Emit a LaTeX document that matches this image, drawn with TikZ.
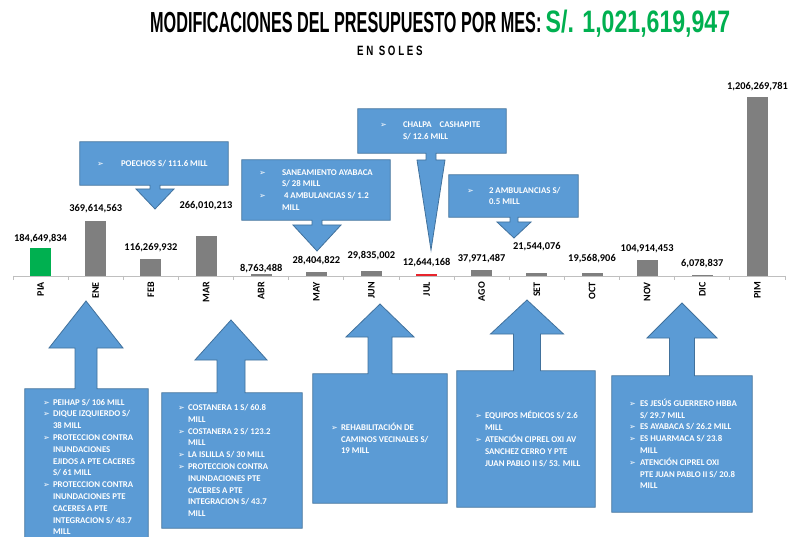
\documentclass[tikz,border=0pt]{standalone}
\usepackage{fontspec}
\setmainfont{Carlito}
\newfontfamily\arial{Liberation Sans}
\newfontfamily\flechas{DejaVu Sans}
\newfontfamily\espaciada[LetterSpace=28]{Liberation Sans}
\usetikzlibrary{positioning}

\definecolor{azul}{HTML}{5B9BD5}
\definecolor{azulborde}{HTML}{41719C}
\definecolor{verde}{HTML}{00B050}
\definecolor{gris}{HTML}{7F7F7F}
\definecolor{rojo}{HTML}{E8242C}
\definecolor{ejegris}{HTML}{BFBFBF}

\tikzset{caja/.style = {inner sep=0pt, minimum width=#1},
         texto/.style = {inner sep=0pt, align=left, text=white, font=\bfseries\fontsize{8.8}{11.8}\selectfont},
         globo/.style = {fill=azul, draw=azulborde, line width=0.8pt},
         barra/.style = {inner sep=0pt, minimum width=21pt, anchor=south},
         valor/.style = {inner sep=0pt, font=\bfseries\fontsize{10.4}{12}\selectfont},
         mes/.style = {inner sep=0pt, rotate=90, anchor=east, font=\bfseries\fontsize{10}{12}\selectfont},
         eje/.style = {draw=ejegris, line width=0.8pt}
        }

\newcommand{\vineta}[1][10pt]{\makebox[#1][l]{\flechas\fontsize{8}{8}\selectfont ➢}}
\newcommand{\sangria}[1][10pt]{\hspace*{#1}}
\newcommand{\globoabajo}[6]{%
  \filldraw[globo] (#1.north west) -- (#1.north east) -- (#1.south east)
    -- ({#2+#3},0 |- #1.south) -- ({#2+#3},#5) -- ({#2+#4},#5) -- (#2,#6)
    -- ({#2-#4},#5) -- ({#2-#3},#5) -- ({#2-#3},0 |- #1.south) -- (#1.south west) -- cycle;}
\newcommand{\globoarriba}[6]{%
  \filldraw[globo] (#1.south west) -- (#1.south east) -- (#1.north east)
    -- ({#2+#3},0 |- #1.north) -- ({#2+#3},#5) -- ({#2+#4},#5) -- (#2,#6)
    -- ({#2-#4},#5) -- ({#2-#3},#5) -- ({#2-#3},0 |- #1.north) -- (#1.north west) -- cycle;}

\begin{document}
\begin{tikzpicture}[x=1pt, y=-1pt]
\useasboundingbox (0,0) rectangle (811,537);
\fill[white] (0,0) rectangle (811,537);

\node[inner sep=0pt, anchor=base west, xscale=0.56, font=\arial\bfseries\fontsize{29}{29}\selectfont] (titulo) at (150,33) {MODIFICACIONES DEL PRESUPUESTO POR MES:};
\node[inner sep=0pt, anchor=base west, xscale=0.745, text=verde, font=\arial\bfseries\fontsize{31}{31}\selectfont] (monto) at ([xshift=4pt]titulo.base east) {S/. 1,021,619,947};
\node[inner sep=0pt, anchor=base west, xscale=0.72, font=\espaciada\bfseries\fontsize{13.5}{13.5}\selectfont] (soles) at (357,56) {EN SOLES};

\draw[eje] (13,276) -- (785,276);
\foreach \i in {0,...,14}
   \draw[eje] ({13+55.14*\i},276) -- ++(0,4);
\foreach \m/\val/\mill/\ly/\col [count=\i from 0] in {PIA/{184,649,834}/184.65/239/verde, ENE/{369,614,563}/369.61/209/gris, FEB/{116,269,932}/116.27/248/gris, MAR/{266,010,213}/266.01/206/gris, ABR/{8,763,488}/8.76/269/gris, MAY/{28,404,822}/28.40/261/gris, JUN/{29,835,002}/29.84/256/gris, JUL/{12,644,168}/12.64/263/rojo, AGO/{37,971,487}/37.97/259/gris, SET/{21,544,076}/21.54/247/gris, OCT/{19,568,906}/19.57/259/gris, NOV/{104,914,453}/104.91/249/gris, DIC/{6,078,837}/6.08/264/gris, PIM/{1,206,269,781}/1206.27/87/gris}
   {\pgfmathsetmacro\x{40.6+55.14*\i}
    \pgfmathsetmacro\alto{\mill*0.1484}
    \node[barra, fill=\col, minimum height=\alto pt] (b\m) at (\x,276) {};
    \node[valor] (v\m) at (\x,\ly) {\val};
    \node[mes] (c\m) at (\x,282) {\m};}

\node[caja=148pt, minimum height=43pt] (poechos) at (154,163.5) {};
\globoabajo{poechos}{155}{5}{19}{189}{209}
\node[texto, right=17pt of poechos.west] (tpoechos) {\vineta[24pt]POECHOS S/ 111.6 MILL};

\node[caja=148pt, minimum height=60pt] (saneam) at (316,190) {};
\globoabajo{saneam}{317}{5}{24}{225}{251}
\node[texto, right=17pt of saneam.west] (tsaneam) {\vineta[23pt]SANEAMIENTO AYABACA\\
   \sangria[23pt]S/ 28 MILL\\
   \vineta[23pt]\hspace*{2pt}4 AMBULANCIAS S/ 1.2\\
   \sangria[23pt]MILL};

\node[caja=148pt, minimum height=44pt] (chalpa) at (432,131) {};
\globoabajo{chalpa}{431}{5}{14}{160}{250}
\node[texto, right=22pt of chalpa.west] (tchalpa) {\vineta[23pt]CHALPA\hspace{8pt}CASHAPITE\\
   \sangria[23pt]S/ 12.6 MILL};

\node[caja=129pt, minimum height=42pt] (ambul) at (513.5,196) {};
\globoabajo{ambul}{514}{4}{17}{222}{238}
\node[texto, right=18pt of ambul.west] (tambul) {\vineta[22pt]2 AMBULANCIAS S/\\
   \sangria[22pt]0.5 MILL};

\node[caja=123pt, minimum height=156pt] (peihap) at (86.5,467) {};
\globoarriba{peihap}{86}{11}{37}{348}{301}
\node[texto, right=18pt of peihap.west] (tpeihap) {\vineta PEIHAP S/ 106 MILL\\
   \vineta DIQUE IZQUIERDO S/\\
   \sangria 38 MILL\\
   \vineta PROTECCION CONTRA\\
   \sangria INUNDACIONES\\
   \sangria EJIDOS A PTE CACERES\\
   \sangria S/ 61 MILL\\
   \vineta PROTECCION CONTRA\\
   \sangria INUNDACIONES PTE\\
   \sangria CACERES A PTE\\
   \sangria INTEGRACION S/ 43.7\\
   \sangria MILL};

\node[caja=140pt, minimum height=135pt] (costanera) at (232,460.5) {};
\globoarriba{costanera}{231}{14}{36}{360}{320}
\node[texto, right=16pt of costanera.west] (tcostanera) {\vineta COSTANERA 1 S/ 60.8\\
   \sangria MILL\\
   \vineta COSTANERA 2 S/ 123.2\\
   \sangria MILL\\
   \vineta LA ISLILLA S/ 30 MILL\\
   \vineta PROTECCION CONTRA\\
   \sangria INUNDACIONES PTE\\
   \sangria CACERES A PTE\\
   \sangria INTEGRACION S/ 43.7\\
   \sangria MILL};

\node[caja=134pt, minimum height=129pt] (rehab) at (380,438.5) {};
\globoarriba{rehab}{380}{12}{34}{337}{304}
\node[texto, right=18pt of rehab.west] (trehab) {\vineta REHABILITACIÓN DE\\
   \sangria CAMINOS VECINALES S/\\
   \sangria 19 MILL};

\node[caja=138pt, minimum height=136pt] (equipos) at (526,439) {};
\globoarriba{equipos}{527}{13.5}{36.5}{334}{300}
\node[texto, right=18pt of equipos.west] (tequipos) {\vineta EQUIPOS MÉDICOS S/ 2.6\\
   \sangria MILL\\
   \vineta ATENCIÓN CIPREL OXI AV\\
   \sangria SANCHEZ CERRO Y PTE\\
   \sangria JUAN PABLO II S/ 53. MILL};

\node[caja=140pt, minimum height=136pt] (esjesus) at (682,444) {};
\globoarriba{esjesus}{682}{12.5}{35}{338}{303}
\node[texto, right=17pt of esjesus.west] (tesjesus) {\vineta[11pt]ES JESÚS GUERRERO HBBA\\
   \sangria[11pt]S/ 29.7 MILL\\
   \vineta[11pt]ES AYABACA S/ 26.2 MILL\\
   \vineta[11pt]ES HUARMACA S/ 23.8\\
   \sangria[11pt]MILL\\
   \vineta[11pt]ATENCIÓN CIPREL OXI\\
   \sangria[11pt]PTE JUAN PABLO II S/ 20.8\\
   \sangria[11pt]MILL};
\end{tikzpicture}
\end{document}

Exercise requirements
Copy nothing but the lines from the top of the data down to the line containing "#1.north) -- (#1.north", and leave the pictures out.

Task result
Emit a LaTeX document that matches this image, drawn with TikZ.
\documentclass[tikz,border=0pt]{standalone}
\usepackage{fontspec}
\setmainfont{Carlito}
\newfontfamily\arial{Liberation Sans}
\newfontfamily\flechas{DejaVu Sans}
\newfontfamily\espaciada[LetterSpace=28]{Liberation Sans}
\usetikzlibrary{positioning}

\definecolor{azul}{HTML}{5B9BD5}
\definecolor{azulborde}{HTML}{41719C}
\definecolor{verde}{HTML}{00B050}
\definecolor{gris}{HTML}{7F7F7F}
\definecolor{rojo}{HTML}{E8242C}
\definecolor{ejegris}{HTML}{BFBFBF}

\tikzset{caja/.style = {inner sep=0pt, minimum width=#1},
         texto/.style = {inner sep=0pt, align=left, text=white, font=\bfseries\fontsize{8.8}{11.8}\selectfont},
         globo/.style = {fill=azul, draw=azulborde, line width=0.8pt},
         barra/.style = {inner sep=0pt, minimum width=21pt, anchor=south},
         valor/.style = {inner sep=0pt, font=\bfseries\fontsize{10.4}{12}\selectfont},
         mes/.style = {inner sep=0pt, rotate=90, anchor=east, font=\bfseries\fontsize{10}{12}\selectfont},
         eje/.style = {draw=ejegris, line width=0.8pt}
        }

\newcommand{\vineta}[1][10pt]{\makebox[#1][l]{\flechas\fontsize{8}{8}\selectfont ➢}}
\newcommand{\sangria}[1][10pt]{\hspace*{#1}}
\newcommand{\globoabajo}[6]{%
  \filldraw[globo] (#1.north west) -- (#1.north east) -- (#1.south east)
    -- ({#2+#3},0 |- #1.south) -- ({#2+#3},#5) -- ({#2+#4},#5) -- (#2,#6)
    -- ({#2-#4},#5) -- ({#2-#3},#5) -- ({#2-#3},0 |- #1.south) -- (#1.south west) -- cycle;}
\newcommand{\globoarriba}[6]{%
  \filldraw[globo] (#1.south west) -- (#1.south east) -- (#1.north east)
    -- ({#2+#3},0 |- #1.north) -- ({#2+#3},#5) -- ({#2+#4},#5) -- (#2,#6)
    -- ({#2-#4},#5) -- ({#2-#3},#5) -- ({#2-#3},0 |- #1.north) -- (#1.north west) -- cycle;}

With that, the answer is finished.